Inseguro-evitativo. La figura cuidadora se muestra hostil o fría hacia las demandas afectivas del niño porque las considera excesivas, caprichosas o inapropiadas y rehúye o raciona el contacto físico con el bebé. Considera estas necesidades como una debilidad que es necesario educar con disciplina, a base de privaciones y dosificación del cariño. Estos niños aprenden a reprimir sus necesidades afectivas y a renunciar a la intimidad para no provocar rechazo y mantener así el vínculo. Eso los convierte en adultos huidizos que sienten que sus emociones son engorrosas para los demás y ven la necesidad de afecto como una debilidad. Su nivel de ansiedad es bajo, con escaso neuroticismo y una cota muy alta de actitudes evasivas que les impiden compartir su intimidad con la pareja.
Inseguro-ansioso ambivalente. La figura cuidadora muestra una actitud imprevisible para el niño, originada por dificultades que sufre ella misma. No es que rechace al bebé, sino que unas veces se muestra indiferente y lo ignora, y otras se muestra cariñosa, alegre, equilibrada y atenta a sus necesidades. Esta actitud impredecible genera mucha ansiedad en el niño, quien, privado de patrones comprensibles, no entiende por qué unas veces sus necesidades —incluso las básicas— son desatendidas y otras veces son los reyes de mamá.

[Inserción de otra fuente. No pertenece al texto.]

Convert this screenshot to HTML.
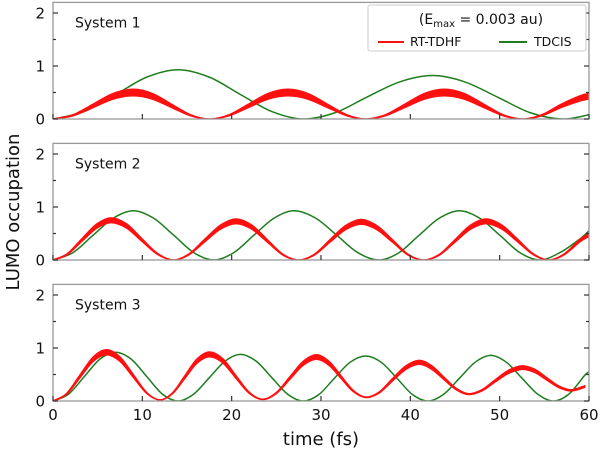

Estos bebés serán adultos inseguros en sus relaciones, con mucha ansiedad ante las separaciones y ante las emociones negativas, aprensivos, celosos, suspicaces y bastante melodramáticos. Necesitan sentirse permanentemente vinculados a sus parejas, a veces de manera agobiante para ellas, y así ahuyentar la ansiedad que les provoca la separación. Estas parejas son muy dependientes del otro, interpretan cada gesto como una amenaza a la relación y oscilan entre la bronca, la sumisión y el arrepentimiento. Su felicidad o desánimo dependen de la atención que reciba del otro: mientras se muestre disponible y cariñoso, desaparece la ansiedad y reina la confianza y el equilibrio; pero esto nunca es suficiente: al primer gesto de independencia de la pareja se reactivará la espiral ansiosa y demandante.

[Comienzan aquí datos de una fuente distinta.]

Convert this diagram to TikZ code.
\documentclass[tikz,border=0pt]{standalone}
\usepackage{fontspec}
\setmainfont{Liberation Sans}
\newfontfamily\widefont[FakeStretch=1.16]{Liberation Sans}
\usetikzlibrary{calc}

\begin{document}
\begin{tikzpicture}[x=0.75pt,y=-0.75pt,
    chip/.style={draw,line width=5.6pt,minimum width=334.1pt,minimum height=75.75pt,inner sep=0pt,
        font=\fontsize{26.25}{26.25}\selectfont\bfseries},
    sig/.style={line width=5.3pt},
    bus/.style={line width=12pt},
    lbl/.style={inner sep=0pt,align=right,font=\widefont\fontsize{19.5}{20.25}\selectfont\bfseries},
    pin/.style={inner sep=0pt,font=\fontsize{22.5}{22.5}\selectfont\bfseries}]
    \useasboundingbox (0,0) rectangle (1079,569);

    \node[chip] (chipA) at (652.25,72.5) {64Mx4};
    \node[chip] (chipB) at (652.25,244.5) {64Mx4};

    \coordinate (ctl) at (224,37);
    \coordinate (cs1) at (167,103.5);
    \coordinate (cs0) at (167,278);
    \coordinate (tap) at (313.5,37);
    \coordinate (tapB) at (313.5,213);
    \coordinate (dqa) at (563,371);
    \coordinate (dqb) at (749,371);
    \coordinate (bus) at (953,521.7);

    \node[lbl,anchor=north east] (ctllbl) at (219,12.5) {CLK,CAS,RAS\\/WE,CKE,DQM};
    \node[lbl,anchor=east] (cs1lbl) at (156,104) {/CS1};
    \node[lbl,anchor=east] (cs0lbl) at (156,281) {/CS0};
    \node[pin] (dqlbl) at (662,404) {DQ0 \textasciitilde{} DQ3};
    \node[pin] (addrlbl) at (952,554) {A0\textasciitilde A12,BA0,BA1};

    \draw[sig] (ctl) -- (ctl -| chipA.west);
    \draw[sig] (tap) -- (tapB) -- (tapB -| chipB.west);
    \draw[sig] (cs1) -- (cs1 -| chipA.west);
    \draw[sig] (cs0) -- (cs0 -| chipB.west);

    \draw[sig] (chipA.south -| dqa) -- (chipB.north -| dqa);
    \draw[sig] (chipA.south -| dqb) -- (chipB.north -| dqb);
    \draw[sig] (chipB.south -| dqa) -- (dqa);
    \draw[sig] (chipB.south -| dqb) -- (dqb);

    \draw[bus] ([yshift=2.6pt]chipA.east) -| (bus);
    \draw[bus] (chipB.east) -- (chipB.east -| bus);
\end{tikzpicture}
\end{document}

Los niños cuya figura cuidadora ha sido fría con ellos tienen de adultos problemas para
compartir su intimidad
Desorganizado. Es el tipo más patológico de apego. La figura cuidadora es gravemente insensible o manifiesta actitudes violentas hacia el niño. El bebé no puede sobrevivir sin ella, que es al mismo tiempo una amenaza: esta paradoja le provoca un colapso psíquico traumático. Son niños llenos de dolor, miedo, agresividad, sentimientos de ambivalencia, inseguridad… que recurren al bloqueo emocional y la disociación para poder sobrellevar su realidad. De adultos sufren grandes dificultades para identificar sus emociones y padecen bloqueos y confusión de sentimientos. Para ellos las relaciones afectivas son amenazantes, de manera que las evitarán o se sucederán las rupturas. Son personas inestables, con dificultades para respetar los derechos y los límites del otro.
Los trastornos del apego nacen de un déficit de seguridad, cariño y atención en la infancia; pero hay una buena noticia ante este aparente determinismo: aunque no es posible volver al pasado, sí se pueden reparar sus destrozos. Con una terapia psicológica adecuada, los adultos podemos recobrar la autoestima y hacernos cargo de nuestro cuidado y nuestra seguridad, darnos a nosotros mismos eso que no recibimos en la infancia. El especialista nos ayudará a perder el miedo y ganar la confianza y el respeto por nosotros mismos y por los demás. Con las debidas herramientas, maduraremos emocionalmente y seremos con nosotros mismos las figuras cariñosas y cuidadoras del niño que fuimos. Entonces disfrutaremos de un apego sano y seremos capaces de construir una relación gratificante y adulta con una pareja adecuada.